Я не могу смириться с мыслью, что Барси нет. И виню в его уходе себя. Вряд ли я была хорошей хозяйкой. Иначе давно заметила бы неладное. Но вместо того, чтобы паранойить и бить тревогу, я давала себе удобные и понятные объяснения: поджимает лапку - неудачно прыгнул и ушибся, перхоть - реакция на корм. Да, муж с соседкой убеждают меня, что я ничего не могла поделать. Что Барся свечкой сгорел буквально за три дня. И что вряд ли его могли спасти в местной лечебнице, пропахшей испражнениями и смертью. Разуму очень нравятся такие доводы, а сердцу - нет. Я должна была почувствовать, должна! Если бы я могла взять его болезнь на себя, лишь бы он жил...
А теперь... Все напоминает о нем. Но больше никто не встречает на ступеньках крыльца, не ждет на лавке под липой, никто не бежит рядом вприпрыжку с задранным хвостом, не сует свой любопытный розовый нос. Никто не отжимает по вечерам у нас кресло или стул, не запрыгивает на колени, чтобы вытянув шею с нежностью ткнуться носом в губы, замереть на миг и снова ткнуться, не пробирается тихонько на кровать, чтобы устроиться на груди или под боком и радостно затарахтеть.
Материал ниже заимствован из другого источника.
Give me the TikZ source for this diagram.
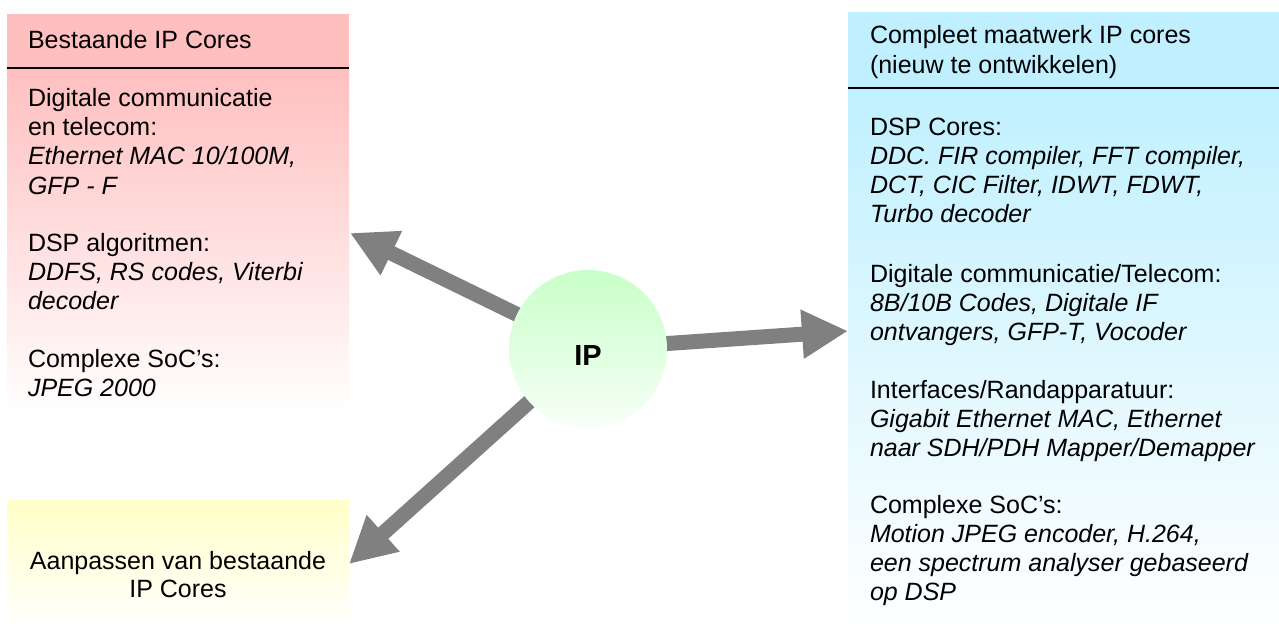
\documentclass[tikz,border=0pt]{standalone}
\usepackage{fontspec}
\setmainfont{Liberation Sans}
\usetikzlibrary{arrows.meta}
\definecolor{pinkhead}{RGB}{255,191,191}
\definecolor{cyanhead}{RGB}{192,240,255}
\definecolor{yellowtop}{RGB}{255,255,200}
\definecolor{greentop}{RGB}{200,255,200}
\definecolor{greenbot}{RGB}{248,255,248}
\definecolor{arrowgray}{RGB}{128,128,128}
\tikzset{
  boxbg/.style={rectangle, draw=none, inner sep=0, outer sep=0, anchor=north west},
  txt/.style={anchor=base west, inner sep=0, outer sep=0, align=left,
              font=\fontsize{25}{29.3}\selectfont},
  bigarrow/.style={draw=arrowgray, line width=15pt,
              -{Triangle[length=46pt,width=46pt]}, arrowgray},
  sepline/.style={line width=1.2pt, black}
}
\begin{document}
\begin{tikzpicture}[x=1pt,y=-1pt]
\useasboundingbox[fill=white] (0,0) rectangle (1279,630);
% left pink box
\node[boxbg, fill=pinkhead, minimum width=342, minimum height=54] (lhead) at (7,14) {};
\node[boxbg, top color=pinkhead, bottom color=white, minimum width=342, minimum height=347] (lbody) at (7,68) {};
\draw[sepline] (lhead.south west) -- (lhead.south east);
\node[txt] (lt) at (28,48) {Bestaande IP Cores};
% anchors below are at the baseline of each paragraph's last line
\node[txt] (l1) at (28,194) {Digitale communicatie\\en telecom:\\\textit{Ethernet MAC 10/100M,}\\\textit{GFP - F}};
\node[txt] (l2) at (28,309.6) {DSP algoritmen:\\\textit{DDFS, RS codes, Viterbi}\\\textit{decoder}};
\node[txt] (l3) at (28,396.3) {Complexe SoC’s:\\\textit{JPEG 2000}};
% yellow box
\node[boxbg, top color=yellowtop, bottom color=white, minimum width=342, minimum height=128] (ybox) at (7,500) {};
\node[txt, anchor=base, align=center, font=\fontsize{25}{28}\selectfont] (yt) at (178,597) {Aanpassen van bestaande\\IP Cores};
% right cyan box
\node[boxbg, fill=cyanhead, minimum width=431, minimum height=76] (rhead) at (848,12) {};
\node[boxbg, top color=cyanhead, bottom color=white, minimum width=431, minimum height=542] (rbody) at (848,88) {};
\draw[sepline] (rhead.south west) -- (rhead.south east);
\node[txt, font=\fontsize{25}{30}\selectfont] (rt) at (870,73) {Compleet maatwerk IP cores\\(nieuw te ontwikkelen)};
\node[txt] (r1) at (870,222.9) {DSP Cores:\\\textit{DDC. FIR compiler, FFT compiler,}\\\textit{DCT, CIC Filter, IDWT, FDWT,}\\\textit{Turbo decoder}};
\node[txt] (r2) at (870,340.6) {Digitale communicatie/Telecom:\\\textit{8B/10B Codes, Digitale IF}\\\textit{ontvangers, GFP-T, Vocoder}};
\node[txt] (r3) at (870,456.6) {Interfaces/Randapparatuur:\\\textit{Gigabit Ethernet MAC, Ethernet}\\\textit{naar SDH/PDH Mapper/Demapper}};
\node[txt] (r4) at (870,600.9) {Complexe SoC’s:\\\textit{Motion JPEG encoder, H.264,}\\\textit{een spectrum analyser gebaseerd}\\\textit{op DSP}};
% arrows
\coordinate (ipc) at (588,349);
\coordinate (tipL) at (350,233);
\coordinate (tipR) at (848,331);
\coordinate (tipB) at (349,564);
\draw[bigarrow] (ipc) -- (tipL);
\draw[bigarrow] (ipc) -- (tipR);
\draw[bigarrow] (ipc) -- (tipB);
% IP circle
\node[circle, draw=none, top color=greentop, bottom color=greenbot, minimum size=158, inner sep=0,
      text height=32pt, text depth=0pt,
      font=\fontsize{29}{30}\bfseries\selectfont] (ip) at (ipc) {IP};
\end{tikzpicture}
\end{document}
Соседка уговаривает мужа привезти мне из Опочки котенка. Муж поит меня коньяком, который пьется как вода, дает мне каждый день массу заданий и всерьез собирается забрать в город. А мне сейчас все равно что будет дальше.
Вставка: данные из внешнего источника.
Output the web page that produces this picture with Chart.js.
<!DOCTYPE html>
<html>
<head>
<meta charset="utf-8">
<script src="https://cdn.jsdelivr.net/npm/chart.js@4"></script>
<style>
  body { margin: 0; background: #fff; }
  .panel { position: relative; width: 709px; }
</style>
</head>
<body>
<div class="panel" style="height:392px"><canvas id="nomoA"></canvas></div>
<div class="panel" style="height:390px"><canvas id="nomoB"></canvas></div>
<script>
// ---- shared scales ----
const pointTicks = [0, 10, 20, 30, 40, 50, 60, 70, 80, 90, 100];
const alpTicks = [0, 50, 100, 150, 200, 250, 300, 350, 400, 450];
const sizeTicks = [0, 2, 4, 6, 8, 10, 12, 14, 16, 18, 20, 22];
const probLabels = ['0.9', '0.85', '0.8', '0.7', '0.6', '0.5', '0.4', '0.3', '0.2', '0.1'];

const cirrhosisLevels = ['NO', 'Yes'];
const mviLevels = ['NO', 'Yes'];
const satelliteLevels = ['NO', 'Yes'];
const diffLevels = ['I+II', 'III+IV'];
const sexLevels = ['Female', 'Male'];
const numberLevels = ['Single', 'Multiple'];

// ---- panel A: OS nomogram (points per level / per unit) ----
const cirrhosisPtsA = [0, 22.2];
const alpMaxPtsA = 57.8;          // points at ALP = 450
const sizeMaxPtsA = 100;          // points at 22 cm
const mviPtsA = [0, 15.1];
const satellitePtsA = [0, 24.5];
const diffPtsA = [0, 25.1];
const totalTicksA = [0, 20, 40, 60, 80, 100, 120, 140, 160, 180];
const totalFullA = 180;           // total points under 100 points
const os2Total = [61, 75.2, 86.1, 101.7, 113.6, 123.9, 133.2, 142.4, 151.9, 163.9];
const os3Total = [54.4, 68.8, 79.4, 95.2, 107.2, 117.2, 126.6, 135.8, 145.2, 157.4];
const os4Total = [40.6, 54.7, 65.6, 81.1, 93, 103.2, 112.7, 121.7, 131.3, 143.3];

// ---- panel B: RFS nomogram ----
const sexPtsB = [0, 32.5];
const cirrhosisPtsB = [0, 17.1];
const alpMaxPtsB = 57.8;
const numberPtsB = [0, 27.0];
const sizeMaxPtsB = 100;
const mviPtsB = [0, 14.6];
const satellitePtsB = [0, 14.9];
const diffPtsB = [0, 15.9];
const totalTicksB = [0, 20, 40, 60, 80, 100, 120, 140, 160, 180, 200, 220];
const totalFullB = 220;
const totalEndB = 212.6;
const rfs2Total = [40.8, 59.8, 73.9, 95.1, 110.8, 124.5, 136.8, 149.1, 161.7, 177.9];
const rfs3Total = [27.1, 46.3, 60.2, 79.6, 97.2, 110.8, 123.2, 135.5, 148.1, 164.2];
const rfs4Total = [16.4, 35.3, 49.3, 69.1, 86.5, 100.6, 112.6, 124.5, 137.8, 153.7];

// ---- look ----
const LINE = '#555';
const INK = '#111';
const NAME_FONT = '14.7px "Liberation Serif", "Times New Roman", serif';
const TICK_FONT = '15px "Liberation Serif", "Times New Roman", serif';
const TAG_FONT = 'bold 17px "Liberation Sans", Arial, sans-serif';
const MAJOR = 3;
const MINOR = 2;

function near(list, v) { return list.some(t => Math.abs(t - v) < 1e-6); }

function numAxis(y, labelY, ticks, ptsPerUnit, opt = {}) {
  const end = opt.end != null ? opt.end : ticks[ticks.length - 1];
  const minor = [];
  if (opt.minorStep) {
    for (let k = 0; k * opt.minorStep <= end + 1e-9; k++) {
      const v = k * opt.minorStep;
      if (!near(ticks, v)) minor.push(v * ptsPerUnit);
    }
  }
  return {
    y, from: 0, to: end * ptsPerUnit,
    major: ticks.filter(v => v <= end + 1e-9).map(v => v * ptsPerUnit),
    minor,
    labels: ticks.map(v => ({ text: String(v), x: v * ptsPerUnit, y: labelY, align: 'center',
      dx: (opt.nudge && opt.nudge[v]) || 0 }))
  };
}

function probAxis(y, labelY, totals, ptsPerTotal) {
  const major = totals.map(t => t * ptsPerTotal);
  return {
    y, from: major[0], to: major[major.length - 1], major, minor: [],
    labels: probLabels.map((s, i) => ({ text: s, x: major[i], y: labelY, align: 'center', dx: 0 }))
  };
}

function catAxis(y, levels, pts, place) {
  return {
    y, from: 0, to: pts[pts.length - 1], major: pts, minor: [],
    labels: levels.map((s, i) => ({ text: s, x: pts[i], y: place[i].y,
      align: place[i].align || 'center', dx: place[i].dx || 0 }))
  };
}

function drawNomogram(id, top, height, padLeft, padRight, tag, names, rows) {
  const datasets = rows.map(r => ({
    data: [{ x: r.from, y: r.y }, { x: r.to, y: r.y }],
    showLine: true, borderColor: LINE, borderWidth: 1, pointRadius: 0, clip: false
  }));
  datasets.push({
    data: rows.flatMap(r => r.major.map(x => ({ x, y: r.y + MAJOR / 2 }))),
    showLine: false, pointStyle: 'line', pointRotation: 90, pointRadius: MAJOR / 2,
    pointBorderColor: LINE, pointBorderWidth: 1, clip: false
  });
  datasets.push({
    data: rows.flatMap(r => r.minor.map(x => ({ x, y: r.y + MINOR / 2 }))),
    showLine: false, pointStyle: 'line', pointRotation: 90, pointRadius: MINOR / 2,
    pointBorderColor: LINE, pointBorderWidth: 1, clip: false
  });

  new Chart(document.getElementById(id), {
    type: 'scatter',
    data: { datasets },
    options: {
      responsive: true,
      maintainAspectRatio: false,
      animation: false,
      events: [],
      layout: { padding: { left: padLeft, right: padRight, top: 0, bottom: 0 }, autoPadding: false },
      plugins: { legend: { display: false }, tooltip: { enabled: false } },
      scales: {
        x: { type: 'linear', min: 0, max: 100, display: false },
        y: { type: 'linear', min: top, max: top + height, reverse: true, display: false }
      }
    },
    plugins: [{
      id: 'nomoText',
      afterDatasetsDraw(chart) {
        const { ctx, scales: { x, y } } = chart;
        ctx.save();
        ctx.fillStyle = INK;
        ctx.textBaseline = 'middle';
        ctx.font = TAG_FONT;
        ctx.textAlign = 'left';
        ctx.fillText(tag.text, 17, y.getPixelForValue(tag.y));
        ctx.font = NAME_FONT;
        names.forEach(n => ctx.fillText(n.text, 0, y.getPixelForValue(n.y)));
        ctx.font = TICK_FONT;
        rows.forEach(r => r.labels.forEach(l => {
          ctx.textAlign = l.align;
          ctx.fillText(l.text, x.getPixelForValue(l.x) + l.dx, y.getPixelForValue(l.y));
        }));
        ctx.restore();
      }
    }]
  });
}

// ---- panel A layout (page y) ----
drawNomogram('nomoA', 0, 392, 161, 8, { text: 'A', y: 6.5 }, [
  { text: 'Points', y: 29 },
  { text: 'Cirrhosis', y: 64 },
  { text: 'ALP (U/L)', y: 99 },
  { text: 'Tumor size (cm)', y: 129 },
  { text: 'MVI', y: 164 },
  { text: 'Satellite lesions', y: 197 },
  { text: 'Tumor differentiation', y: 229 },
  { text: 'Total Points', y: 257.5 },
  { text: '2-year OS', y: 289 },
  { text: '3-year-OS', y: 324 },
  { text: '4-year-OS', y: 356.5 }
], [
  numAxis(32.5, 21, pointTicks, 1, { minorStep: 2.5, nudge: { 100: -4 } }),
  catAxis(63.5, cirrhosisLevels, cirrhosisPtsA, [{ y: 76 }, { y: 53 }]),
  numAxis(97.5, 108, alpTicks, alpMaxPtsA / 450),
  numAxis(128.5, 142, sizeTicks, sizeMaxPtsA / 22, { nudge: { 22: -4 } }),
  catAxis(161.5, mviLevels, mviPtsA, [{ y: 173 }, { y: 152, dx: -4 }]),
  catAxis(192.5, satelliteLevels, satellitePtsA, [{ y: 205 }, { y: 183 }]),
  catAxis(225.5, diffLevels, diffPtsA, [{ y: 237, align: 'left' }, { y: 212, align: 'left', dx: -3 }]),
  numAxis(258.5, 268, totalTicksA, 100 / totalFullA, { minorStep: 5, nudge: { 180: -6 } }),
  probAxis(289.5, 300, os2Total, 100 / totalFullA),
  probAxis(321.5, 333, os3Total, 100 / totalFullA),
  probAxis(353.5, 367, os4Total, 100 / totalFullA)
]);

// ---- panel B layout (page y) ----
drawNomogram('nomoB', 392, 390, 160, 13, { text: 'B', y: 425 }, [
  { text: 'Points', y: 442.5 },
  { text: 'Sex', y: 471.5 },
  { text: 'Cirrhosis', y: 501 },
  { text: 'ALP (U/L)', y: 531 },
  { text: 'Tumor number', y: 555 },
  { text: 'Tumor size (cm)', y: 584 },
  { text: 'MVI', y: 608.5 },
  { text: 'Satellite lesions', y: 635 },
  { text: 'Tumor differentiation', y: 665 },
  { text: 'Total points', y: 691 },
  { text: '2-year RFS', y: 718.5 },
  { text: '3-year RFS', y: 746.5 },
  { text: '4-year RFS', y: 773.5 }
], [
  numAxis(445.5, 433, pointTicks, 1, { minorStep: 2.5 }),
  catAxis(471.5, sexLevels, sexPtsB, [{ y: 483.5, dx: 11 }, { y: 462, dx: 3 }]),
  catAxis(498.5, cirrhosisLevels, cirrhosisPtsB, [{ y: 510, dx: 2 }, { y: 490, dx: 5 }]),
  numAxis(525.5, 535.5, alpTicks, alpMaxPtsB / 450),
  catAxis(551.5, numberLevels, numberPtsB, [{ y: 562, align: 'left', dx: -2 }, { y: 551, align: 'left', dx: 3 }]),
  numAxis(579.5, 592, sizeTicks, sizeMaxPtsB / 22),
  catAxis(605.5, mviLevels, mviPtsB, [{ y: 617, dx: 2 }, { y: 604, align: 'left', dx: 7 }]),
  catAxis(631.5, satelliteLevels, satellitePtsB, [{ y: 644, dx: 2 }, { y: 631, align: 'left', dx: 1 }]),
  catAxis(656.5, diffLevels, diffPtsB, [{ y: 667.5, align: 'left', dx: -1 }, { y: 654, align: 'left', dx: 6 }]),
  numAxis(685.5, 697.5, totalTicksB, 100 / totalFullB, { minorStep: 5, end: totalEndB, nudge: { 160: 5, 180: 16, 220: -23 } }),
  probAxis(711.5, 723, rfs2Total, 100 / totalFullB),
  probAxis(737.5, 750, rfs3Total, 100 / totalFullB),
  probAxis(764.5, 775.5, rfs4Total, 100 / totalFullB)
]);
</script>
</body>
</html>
Я очень надеюсь, что Барсе теперь хорошо, что он действительно на радуге. Мне хочется верить, что он простил свою безмозглую хозяйку, что однажды он действительно вернется ко мне пушистым неприкаянным бродягой. А пока мне остается себя ненавидеть. Люто и страшно. За то, что не уберегла свое маленькое счастье.